Bringing home the way these government regulations effect a business, in 2013, based on the religious component of Title VII, a longstanding and very successful Christian business was threatened by an attorney of the Equal Employment Opportunity Commission, an entity of the federal government, to remove faith from their hiring practices or essentially be fined into nonexistence.  This sent a clear message to all employers to “leave their faith at home” when it comes to hiring or face the vengeance of the federal government. 

With Title VII, the First Amendment has been turned upside down and what was supposed to be “freedom of religion” has now become a great deal of “freedom from religion” in the place we spend the majority of our time, which is the workplace. We have now had 58 years of being able to see the results of such federal government interference into private businesses.  Instead of bringing about the promised results of “A Great Society,” the very opposite has transpired, and the strength of our workforce and our society is in decline. 

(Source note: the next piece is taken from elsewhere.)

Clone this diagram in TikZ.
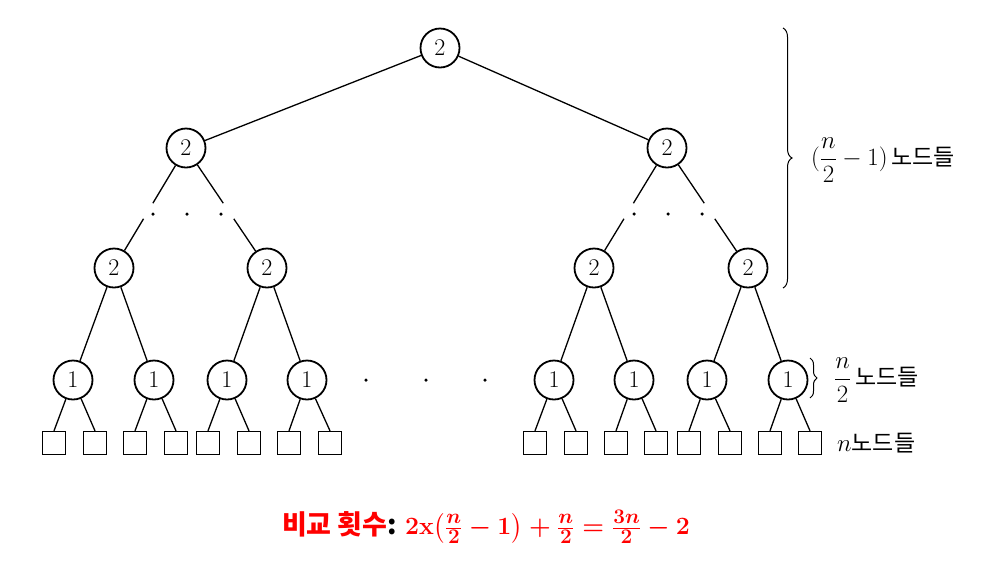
\documentclass[tikz,border=0pt]{standalone}
\usepackage{amsmath}
\usepackage{fontspec}
\usetikzlibrary{decorations.pathreplacing,calc}
\newfontfamily\kr{Noto Sans CJK KR}
\definecolor{fred}{RGB}{255,0,0}
\newcommand{\rfr}[2]{\frac{\hbox{\fontsize{21}{24}\selectfont\boldmath$#1$}}{\hbox{\fontsize{21}{24}\selectfont\boldmath$#2$}}}
\begin{document}
\begin{tikzpicture}[x=1pt,y=-1pt,
  cnode/.style={circle,draw,line width=1.8pt,minimum size=39pt,inner sep=0pt,font=\fontsize{24}{28}\selectfont},
  leaf/.style={rectangle,draw,line width=1.3pt,minimum size=23pt,inner sep=0pt},
  edge/.style={line width=1.3pt},
  dotm/.style={circle,fill,inner sep=0pt,minimum size=3.5pt},
  lab/.style={anchor=west,inner sep=0pt,font=\fontsize{24}{28}\selectfont},
  bracestyle/.style={line width=1pt,decorate}]
\useasboundingbox (0,0) rectangle (1008,574);
% tree nodes
\node[cnode] (r) at (440,48) {2};
\node[cnode] (a) at (186,148) {2};
\node[cnode] (b) at (667,148) {2};
\node[cnode] (a1) at (114,268) {2};
\node[cnode] (a2) at (267,268) {2};
\node[cnode] (b1) at (594,268) {2};
\node[cnode] (b2) at (748,268) {2};
\foreach \n/\x in {c1/73,c2/154,c3/227,c4/307,c5/554,c6/634,c7/707,c8/788}
  \node[cnode] (\n) at (\x,380) {1};
\foreach \n/\x in {l1/54,l2/95,l3/135,l4/176,l5/208,l6/249,l7/289,l8/330,l9/535,l10/576,l11/616,l12/656,l13/689,l14/730,l15/770,l16/810}
  \node[leaf] (\n) at (\x,443) {};
% dots
\foreach \n/\x/\y in {d1/153/214,d2/187/214,d3/221/214,d4/634/214,d5/668/214,d6/702/214,d7/366/380,d8/426/380,d9/485/380}
  \node[dotm] (\n) at (\x,\y) {};
% edges
\draw[edge] (r) -- (a);
\draw[edge] (r) -- (b);
\foreach \p/\q in {a/a1,a/a2,b/b1,b/b2}{
  \coordinate (\p\q s) at ($(\p)!0.46!(\q)$);
  \coordinate (\p\q e) at ($(\p)!0.59!(\q)$);
  \draw[edge] (\p) -- (\p\q s);
  \draw[edge] (\p\q e) -- (\q);
}
\foreach \p/\q in {a1/c1,a1/c2,a2/c3,a2/c4,b1/c5,b1/c6,b2/c7,b2/c8}
  \draw[edge] (\p) -- (\q);
\foreach \p/\q/\s in {c1/l1/l2,c2/l3/l4,c3/l5/l6,c4/l7/l8,c5/l9/l10,c6/l11/l12,c7/l13/l14,c8/l15/l16}{
  \draw[edge] (\p) -- (\q.north);
  \draw[edge] (\p) -- (\s.north);
}
% braces
\coordinate (bt) at (783,28);
\coordinate (bb) at (783,288);
\draw[bracestyle,decoration={brace,amplitude=9pt}] (bt) -- (bb);
\coordinate (st) at (810,358);
\coordinate (sb) at (810,398);
\draw[bracestyle,decoration={brace,amplitude=7pt}] (st) -- (sb);
% labels
\node[lab] (t1) at (811,160) {$\displaystyle(\frac{n}{2}-1)$\,{\kr\fontsize{23}{26}\selectfont 노드들}};
\node[lab] (t2) at (834,380) {$\displaystyle\frac{n}{2}$\,{\kr\fontsize{23}{26}\selectfont 노드들}};
\node[lab] (t3) at (837,443) {$n${\kr\fontsize{23}{26}\selectfont 노드들}};
% bottom formula
\node[inner sep=0pt] (f) at (486,527)
  {{\fontsize{27}{30}\selectfont\textcolor{fred}{\kr\bfseries 비교 횟수}{\kr\bfseries :}}\hspace{8pt}{\fontsize{25}{30}\selectfont\textcolor{fred}{\boldmath$2\mathbf{x}{\left(\rfr{n}{2}-1\right)}+\rfr{n}{2}=\rfr{3n}{2}-2$}}};
\end{tikzpicture}
\end{document}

Religion has and always will be used for both good and evil purposes, such as discrimination simply based on skin color.  If the freedom I advocate for is restored, I believe that an employer who uses their freedom for good purposes will eventually be the most successful and be on display for others to freely emulate.  For example, if an employer hires indiscriminately without any regard to such characteristics as race, skin color, or national origin, they will have a larger pool of great employees to choose from and this will lead to having a greater opportunity for success.  On the other hand, employers who use their freedom for evil purposes will eventually fall behind and their demise will also be on display for others to see. They will have no excuses for it except their own foolishness. 

It is high time to turn away from socialistic policies and return to the principles of limited government that our nation was founded upon.  I believe Title VII of the Civil Rights Act is a good place to start.  Please consider supporting me in my desire to amend Title VII so that it does not pertain to private businesses of any size.